Türkiye’nin sorununun önemli bir boyutu da kamu kaynaklarının nasıl kullanıldığı konusudur. Yönetici koltuğunda oturanın kimliğinden bağımsız olarak, 20 yıllık iktidarın yarattığı rejimin bu yönünü görmemezlikten gelmek, Cumhur İttifakı’nın rejimine alternatif yaratamaz.

İmamoğlu’nun İstanbul Belediyesi çalışmalarıyla hiçbir ilgisi ve bağlantısı olmayan Karadeniz turunun harcamalarının İstanbul Belediyesi’nin bütçesinden yapmış olması ihtimali, kanaatimce siyasal güdüyle tercih ettiği gazetecilere ilişkin süren tartışmalardan kat be kat büyük ve derin bir sorun.

Bunun Cumhurbaşkanın devletin olanaklarıyla seçim kampanyası yürütmesinden veya iktidar partisine mensup yerel yöneticilerin kamu olanaklarını yandaşlarına peşkeş çekmesinden zerrece hiçbir farkı yoktur.

Bu konuda hiçbir açıklığın ve tartışmanın olmaması ise muhalefet için ciddi bir sorun ve kaygı konusudur.

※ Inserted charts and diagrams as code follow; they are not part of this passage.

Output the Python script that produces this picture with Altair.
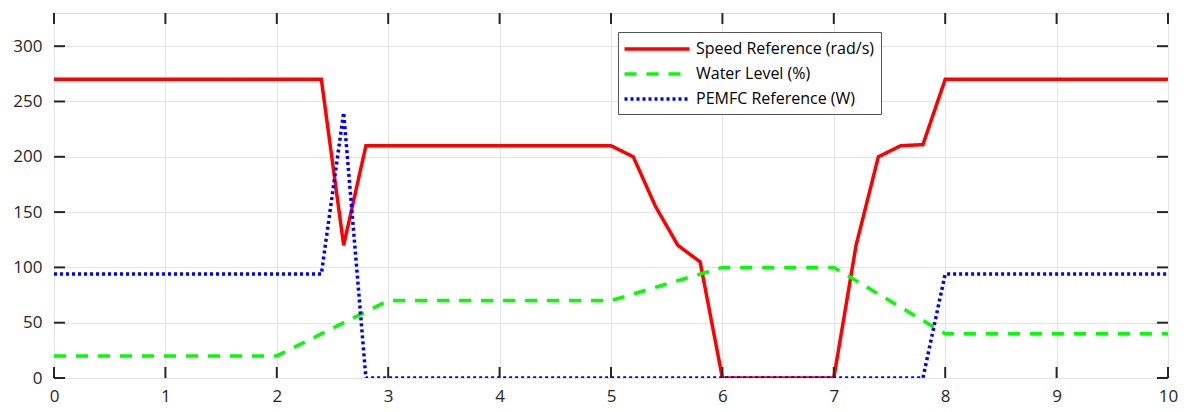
import altair as alt
import pandas as pd

# ---- data ----
speed_t = [0, 2.4, 2.6, 2.8, 5.0, 5.2, 5.4, 5.6, 5.8, 6.0, 7.0, 7.2, 7.4, 7.6, 7.8, 8.0, 10]
speed_v = [270, 270, 120, 210, 210, 200, 155, 120, 105, 0, 0, 120, 200, 210, 211, 270, 270]

water_t = [0, 2.0, 3.0, 5.0, 6.0, 7.0, 8.0, 10]
water_v = [20, 20, 70, 70, 100, 100, 40, 40]

pemfc_t = [0, 2.4, 2.6, 2.8, 7.8, 8.0, 10]
pemfc_v = [94, 94, 240, 0, 0, 94, 94]

series_names = ["Speed Reference (rad/s)", "Water Level (%)", "PEMFC Reference (W)"]
series_colors = ["#ff0000", "#00ff00", "#0000ff"]
series_dash = [[1, 0], [12, 10], [3, 3]]

x_ticks = [0, 1, 2, 3, 4, 5, 6, 7, 8, 9, 10]
y_ticks = [0, 50, 100, 150, 200, 250, 300]

rows = []
for name, ts, vs in zip(series_names, [speed_t, water_t, pemfc_t], [speed_v, water_v, pemfc_v]):
    for i, (t, v) in enumerate(zip(ts, vs)):
        rows.append({"series": name, "t": t, "v": v, "order": i})
df = pd.DataFrame(rows)

W, H = 1114, 365
FONT = "Open Sans"
TXT = "#262626"

xs = alt.Scale(domain=[0, 10], nice=False)
ys = alt.Scale(domain=[0, 330], nice=False)

pad_spaces = "\u2003"
color = alt.Color("series:N", scale=alt.Scale(domain=series_names, range=series_colors),
                  legend=alt.Legend(title=None, orient="none", legendX=564, legendY=19,
                                    symbolType="M-4,0H4", symbolSize=264, symbolStrokeWidth=3.5,
                                    symbolOffset=22,
                                    labelFont=FONT, labelFontSize=16, labelColor="#000000",
                                    labelExpr="datum.label + '" + pad_spaces + "'",
                                    fillColor="white", strokeColor="#555555", padding=7,
                                    rowPadding=7, labelOffset=29, labelLimit=400))
dash = alt.StrokeDash("series:N", scale=alt.Scale(domain=series_names, range=series_dash), legend=None)

base_axes = alt.Chart(df).mark_line(opacity=0).encode(
    x=alt.X("t:Q", scale=xs, title=None,
            axis=alt.Axis(values=x_ticks, format="d", grid=True, gridColor="#e3e3e3", ticks=False, domain=False,
                          labelFlush=False,
                          labelFont=FONT, labelFontSize=17, labelColor=TXT, labelPadding=10)),
    y=alt.Y("v:Q", scale=ys, title=None,
            axis=alt.Axis(values=y_ticks, format="d", grid=True, gridColor="#e3e3e3", ticks=False, domain=False,
                          labelFlush=False,
                          labelFont=FONT, labelFontSize=17, labelColor=TXT, labelPadding=12)),
)

layers = [base_axes]
widths = [3.5, 3.5, 3.5]
for name, w in zip(series_names, widths):
    layers.append(
        alt.Chart(df).transform_filter(alt.datum.series == name).mark_line(strokeWidth=w, strokeCap="butt", clip=True).encode(
            x=alt.X("t:Q", scale=xs),
            y=alt.Y("v:Q", scale=ys),
            color=color,
            strokeDash=dash,
            order="order:Q",
        )
    )

xt = pd.DataFrame({"t": x_ticks})
yt = pd.DataFrame({"v": y_ticks})
TL = 11
tick_style = dict(color=TXT, strokeWidth=2)
layers += [
    alt.Chart(xt).mark_rule(**tick_style).encode(x=alt.X("t:Q", scale=xs), y=alt.value(H), y2=alt.value(H - TL)),
    alt.Chart(xt).mark_rule(**tick_style).encode(x=alt.X("t:Q", scale=xs), y=alt.value(0), y2=alt.value(TL)),
    alt.Chart(yt).mark_rule(**tick_style).encode(y=alt.Y("v:Q", scale=ys), x=alt.value(0), x2=alt.value(TL)),
    alt.Chart(yt).mark_rule(**tick_style).encode(y=alt.Y("v:Q", scale=ys), x=alt.value(W), x2=alt.value(W - TL)),
]

chart = alt.layer(*layers).properties(
    width=W, height=H,
    autosize=alt.AutoSizeParams(type="none"),
    padding={"left": 46, "top": 5, "right": 10, "bottom": 30},
).configure_view(stroke=TXT, strokeWidth=2).configure(background="white")

chart.save("out.html", embed_options={"renderer": "svg", "actions": False})
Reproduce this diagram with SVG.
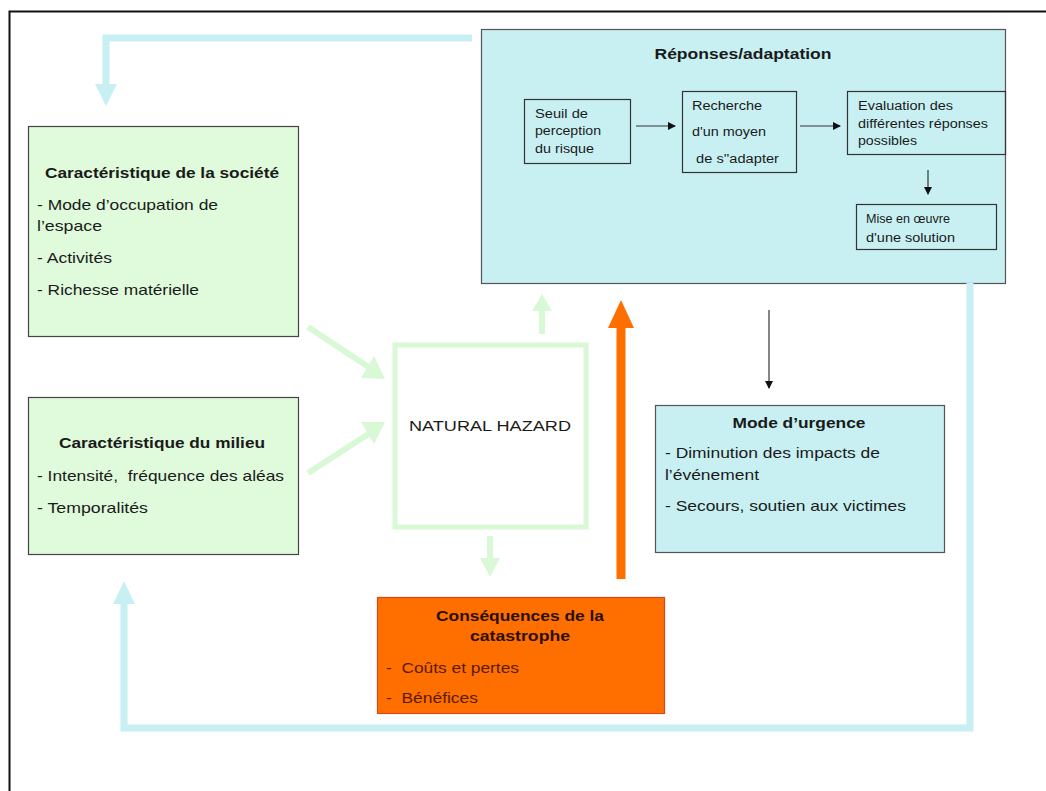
<svg xmlns="http://www.w3.org/2000/svg" width="1046" height="791" viewBox="0 0 1046 791" xml:space="preserve">
<style>
text{font-family:"Liberation Sans",Arial,sans-serif;fill:#1a1a1a;white-space:pre;}
.t{font-size:15px;}
.b{font-size:15px;font-weight:bold;}
.s{font-size:12.5px;}
.cyan{fill:#c8f0f2;stroke:#555;stroke-width:1.2;}
.green{fill:#e0fadc;stroke:#444;stroke-width:1.2;}
.sm{fill:none;stroke:#333;stroke-width:1.2;}
.lc{fill:none;stroke:#c8f0f2;stroke-width:7;}
.lg{fill:none;stroke:#d9f8d6;stroke-width:6;}
</style>
<defs>
<marker id="ab" markerWidth="8" markerHeight="8" refX="7" refY="4" orient="auto" markerUnits="userSpaceOnUse"><path d="M0,0 L8,4 L0,8 z" fill="#111"/></marker>
</defs>
<rect width="1046" height="791" fill="#fff"/>
<path d="M9.5,791 V11.5 H1046" fill="none" stroke="#111" stroke-width="2"/>

<g id="reponses">
<rect class="cyan" x="481.5" y="29.5" width="524" height="254"/>
<text class="b" x="743" y="59" text-anchor="middle" textLength="177" lengthAdjust="spacingAndGlyphs">Réponses/adaptation</text>
</g>
<g id="seuil">
<rect class="sm" x="524.5" y="99.5" width="106" height="64"/>
<text class="s" x="535" y="118" textLength="53" lengthAdjust="spacingAndGlyphs">Seuil de</text>
<text class="s" x="535" y="135" textLength="66" lengthAdjust="spacingAndGlyphs">perception</text>
<text class="s" x="535" y="153" textLength="59" lengthAdjust="spacingAndGlyphs">du risque</text>
</g>
<g id="recherche">
<rect class="sm" x="682.5" y="91.5" width="114" height="81"/>
<text class="s" x="692" y="110" textLength="70" lengthAdjust="spacingAndGlyphs">Recherche</text>
<text class="s" x="692" y="136" textLength="74" lengthAdjust="spacingAndGlyphs">d'un moyen</text>
<text class="s" x="692" y="163" textLength="87" lengthAdjust="spacingAndGlyphs"> de s''adapter</text>
</g>
<g id="evaluation">
<rect class="sm" x="847.5" y="91.5" width="158" height="63"/>
<text class="s" x="858" y="110" textLength="95" lengthAdjust="spacingAndGlyphs">Evaluation des</text>
<text class="s" x="858" y="128" textLength="130" lengthAdjust="spacingAndGlyphs">différentes réponses</text>
<text class="s" x="858" y="145" textLength="59" lengthAdjust="spacingAndGlyphs">possibles</text>
</g>
<g id="miseenoeuvre">
<rect class="sm" x="856.5" y="204.5" width="140" height="45"/>
<text class="s" x="866" y="223" textLength="84" lengthAdjust="spacingAndGlyphs">Mise en œuvre</text>
<text class="s" x="866" y="242" textLength="89" lengthAdjust="spacingAndGlyphs">d'une solution</text>
</g>

<g id="connectors">
<path class="lc" d="M472,38 H106 V86"/>
<path d="M95,84 H117 L106,106 z" fill="#c8f0f2"/>
<path class="lc" d="M970,283 V728 H124 V600"/>
<path d="M113,604 H135 L124,581 z" fill="#c8f0f2"/>
<line class="lg" x1="308" y1="327" x2="370" y2="368"/>
<path d="M361,378 L385,379 L374,356 z" fill="#d9f8d6"/>
<line class="lg" x1="308" y1="473" x2="370" y2="433"/>
<path d="M361,422 L385,422 L374,444 z" fill="#d9f8d6"/>
<line class="lg" x1="542" y1="334" x2="542" y2="310"/>
<path d="M532,311 H552 L542,294 z" fill="#d9f8d6"/>
<line class="lg" x1="490" y1="536" x2="490" y2="560"/>
<path d="M480,558 H500 L490,577 z" fill="#d9f8d6"/>
<line x1="621" y1="579" x2="621" y2="325" stroke="#ff6f00" stroke-width="9"/>
<path d="M608,328 H634 L621,300 z" fill="#ff6f00"/>
<line class="sm" x1="769" y1="310" x2="769" y2="388" marker-end="url(#ab)"/>
<line class="sm" x1="636" y1="126" x2="675" y2="126" marker-end="url(#ab)"/>
<line class="sm" x1="800" y1="126" x2="840" y2="126" marker-end="url(#ab)"/>
<line class="sm" x1="928" y1="170" x2="928" y2="194" marker-end="url(#ab)"/>
</g>

<g id="societe">
<rect class="green" x="28.5" y="126.5" width="270" height="210"/>
<text class="b" x="162" y="178" text-anchor="middle" textLength="234" lengthAdjust="spacingAndGlyphs">Caractéristique de la société</text>
<text class="t" x="37" y="210" textLength="181" lengthAdjust="spacingAndGlyphs">- Mode d’occupation de</text>
<text class="t" x="37" y="231" textLength="65" lengthAdjust="spacingAndGlyphs">l’espace</text>
<text class="t" x="37" y="263" textLength="75" lengthAdjust="spacingAndGlyphs">- Activités</text>
<text class="t" x="37" y="295" textLength="162" lengthAdjust="spacingAndGlyphs">- Richesse matérielle</text>
</g>

<g id="milieu">
<rect class="green" x="28.5" y="397.5" width="270" height="157"/>
<text class="b" x="162" y="448" text-anchor="middle" textLength="206" lengthAdjust="spacingAndGlyphs">Caractéristique du milieu</text>
<text class="t" x="37" y="481" textLength="247" lengthAdjust="spacingAndGlyphs">- Intensité,  fréquence des aléas</text>
<text class="t" x="37" y="513" textLength="111" lengthAdjust="spacingAndGlyphs">- Temporalités</text>
</g>

<g id="hazard">
<rect x="395" y="345" width="191" height="182" fill="#fff" stroke="#d9f8d6" stroke-width="5"/>
<text class="t" x="490" y="431" text-anchor="middle" textLength="162" lengthAdjust="spacingAndGlyphs">NATURAL HAZARD</text>
</g>

<g id="urgence">
<rect class="cyan" x="655.5" y="405.5" width="289" height="147"/>
<text class="b" x="799" y="428" text-anchor="middle" textLength="133" lengthAdjust="spacingAndGlyphs">Mode d’urgence</text>
<text class="t" x="665" y="458" textLength="215" lengthAdjust="spacingAndGlyphs">- Diminution des impacts de</text>
<text class="t" x="665" y="480" textLength="94" lengthAdjust="spacingAndGlyphs">l’événement</text>
<text class="t" x="665" y="511" textLength="241" lengthAdjust="spacingAndGlyphs">- Secours, soutien aux victimes</text>
</g>

<g id="consequences">
<rect x="377.5" y="597.5" width="287" height="116" fill="#ff6f00" stroke="#d9481a" stroke-width="1.2"/>
<text class="b" x="520" y="621" text-anchor="middle" textLength="168" lengthAdjust="spacingAndGlyphs" style="fill:#2a1000">Conséquences de la</text>
<text class="b" x="520" y="641" text-anchor="middle" textLength="100" lengthAdjust="spacingAndGlyphs" style="fill:#2a1000">catastrophe</text>
<text class="t" x="386" y="673" textLength="133" lengthAdjust="spacingAndGlyphs" style="fill:#5a1a00">-  Coûts et pertes</text>
<text class="t" x="386" y="703" textLength="92" lengthAdjust="spacingAndGlyphs" style="fill:#5a1a00">-  Bénéfices</text>
</g>
</svg>
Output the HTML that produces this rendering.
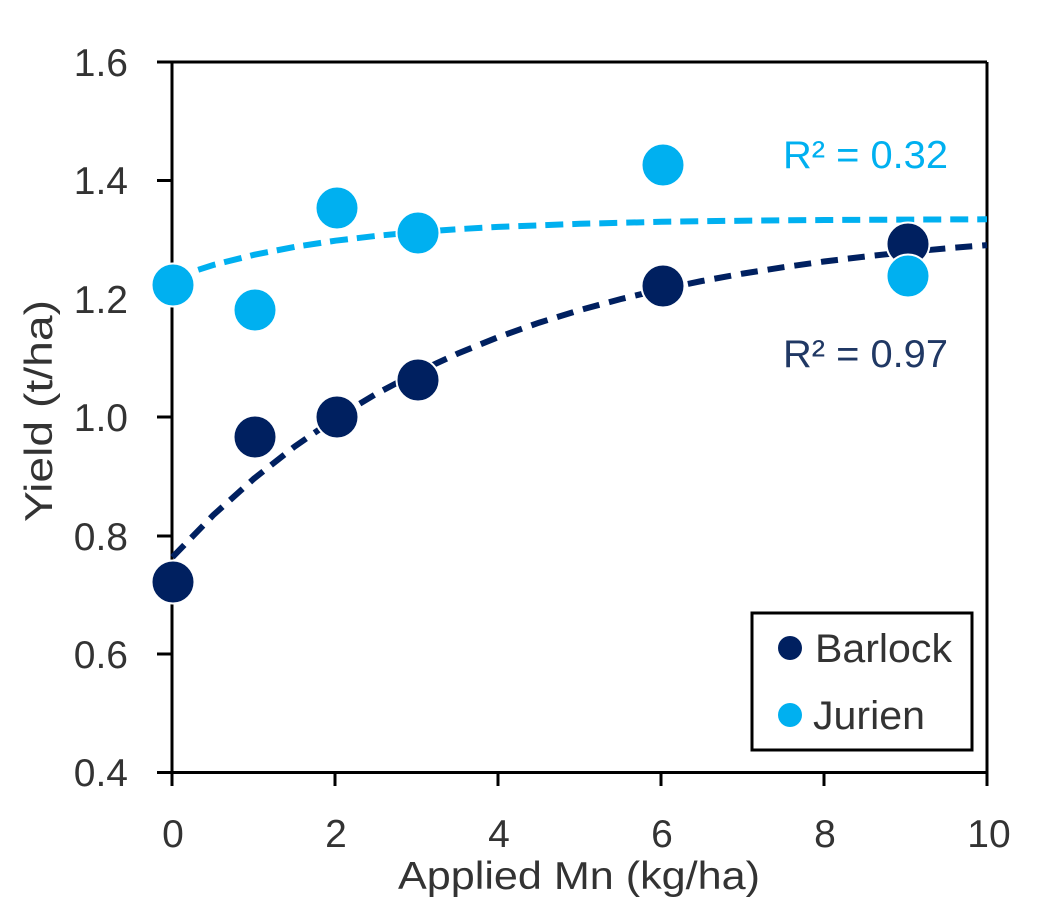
<!DOCTYPE html>
<html><head><meta charset="utf-8"><style>
html,body{margin:0;padding:0;background:#fff;}
svg{display:block;}
text{font-family:"Liberation Sans",sans-serif;}
</style></head><body>
<svg width="1045" height="912" viewBox="0 0 1045 912" xmlns="http://www.w3.org/2000/svg">
<rect width="1045" height="912" fill="#fff"/>
<!-- frame -->
<g stroke="#000" stroke-width="3" fill="none">
<line x1="157" y1="62" x2="987" y2="62"/>
<line x1="987" y1="62" x2="987" y2="786"/>
<line x1="172" y1="62" x2="172" y2="786"/>
<line x1="157" y1="772.5" x2="987" y2="772.5"/>
<line x1="157" y1="180.5" x2="172" y2="180.5"/>
<line x1="157" y1="299" x2="172" y2="299"/>
<line x1="157" y1="417" x2="172" y2="417"/>
<line x1="157" y1="536" x2="172" y2="536"/>
<line x1="157" y1="654" x2="172" y2="654"/>
<line x1="335" y1="772" x2="335" y2="786"/>
<line x1="498" y1="772" x2="498" y2="786"/>
<line x1="661" y1="772" x2="661" y2="786"/>
<line x1="824" y1="772" x2="824" y2="786"/>
</g>
<!-- y tick labels -->
<g font-size="39" fill="#333" text-anchor="end">
<text x="128" y="76">1.6</text>
<text x="128" y="194">1.4</text>
<text x="128" y="313">1.2</text>
<text x="128" y="431">1.0</text>
<text x="128" y="550">0.8</text>
<text x="128" y="668">0.6</text>
<text x="128" y="786">0.4</text>
</g>
<!-- x tick labels -->
<g font-size="39" fill="#333" text-anchor="middle">
<text x="173" y="847">0</text>
<text x="336" y="847">2</text>
<text x="499" y="847">4</text>
<text x="662" y="847">6</text>
<text x="825" y="847">8</text>
<text x="989" y="847">10</text>
</g>
<!-- axis titles -->
<text x="398" y="889" font-size="39" fill="#333" textLength="362" lengthAdjust="spacingAndGlyphs">Applied Mn (kg/ha)</text>
<text transform="translate(52,522) rotate(-90)" font-size="39" fill="#333" textLength="222" lengthAdjust="spacingAndGlyphs">Yield (t/ha)</text>
<!-- trendlines -->
<polyline fill="none" stroke="#00B0F0" stroke-width="6" stroke-dasharray="18 9"
 points="172.5,278.1 213.2,265.0 254,254.8 294.7,246.9 335.4,240.7 376.1,235.9 416.9,232.1 457.6,229.2 498.3,226.9 579.8,223.8 661.2,221.8 742.7,220.7 824.1,220.0 905.6,219.6 987,219.3"/>
<polyline fill="none" stroke="#002060" stroke-width="6" stroke-dasharray="17 10"
 points="172.5,557.1 213.2,515.2 254,478.6 294.7,446.5 335.4,418.4 376.1,393.9 416.9,372.4 457.6,353.6 498.3,337.1 539,322.7 579.8,310.1 620.5,299.1 661.2,289.4 701.9,281.0 742.7,273.6 783.4,267.2 824.1,261.5 864.8,256.6 905.6,252.2 946.3,248.4 987,245.1"/>
<!-- Barlock markers -->
<g fill="#002060" stroke="#fff" stroke-width="2">
<circle cx="173" cy="582" r="21.5"/>
<circle cx="255" cy="437" r="21.5"/>
<circle cx="337" cy="417" r="21.5"/>
<circle cx="418" cy="380" r="21.5"/>
<circle cx="663" cy="286" r="21.5"/>
<circle cx="908" cy="244" r="21.5"/>
</g>
<!-- Jurien markers -->
<g fill="#00B0F0" stroke="#fff" stroke-width="2">
<circle cx="173" cy="285" r="21.5"/>
<circle cx="255" cy="310" r="21.5"/>
<circle cx="337" cy="208" r="21.5"/>
<circle cx="418" cy="233" r="21.5"/>
<circle cx="663" cy="165" r="21.5"/>
<circle cx="908" cy="276" r="21.5"/>
</g>
<!-- R2 labels -->
<text x="783" y="168" font-size="39" fill="#00B0F0" textLength="165" lengthAdjust="spacingAndGlyphs">R² = 0.32</text>
<text x="783" y="367" font-size="39" fill="#203864" textLength="165" lengthAdjust="spacingAndGlyphs">R² = 0.97</text>
<!-- legend -->
<rect x="752" y="613" width="220" height="137" fill="#fff" stroke="#000" stroke-width="3"/>
<circle cx="790" cy="648" r="12" fill="#002060"/>
<circle cx="790" cy="715" r="12" fill="#00B0F0"/>
<text x="815" y="662" font-size="40" fill="#333" textLength="137" lengthAdjust="spacingAndGlyphs">Barlock</text>
<text x="813" y="729" font-size="40" fill="#333" textLength="112" lengthAdjust="spacingAndGlyphs">Jurien</text>
</svg>
</body></html>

CHP’li çok sayıda belediye başkanının, iktidar partisine mensup belediye başkanlarıyla benzer uygulamaları yapması, kamu kaynaklarının kullanılması sorununun derinliğini ve kapsamını gösteriyor.

Kısaca fotoğrafta yer alan isimlere gösterilen tepki ortadaki büyük sorunu çözmez. Millet İttifakının rejim krizini çözme kapasitesi sınırlı. Uzun ve zorlu bir yol bizi bekliyor. Meselenin  Erdoğan’a karşı seçimi kazanmakla sınır bir sorun olmadığı bir kez daha ortaya çıktı.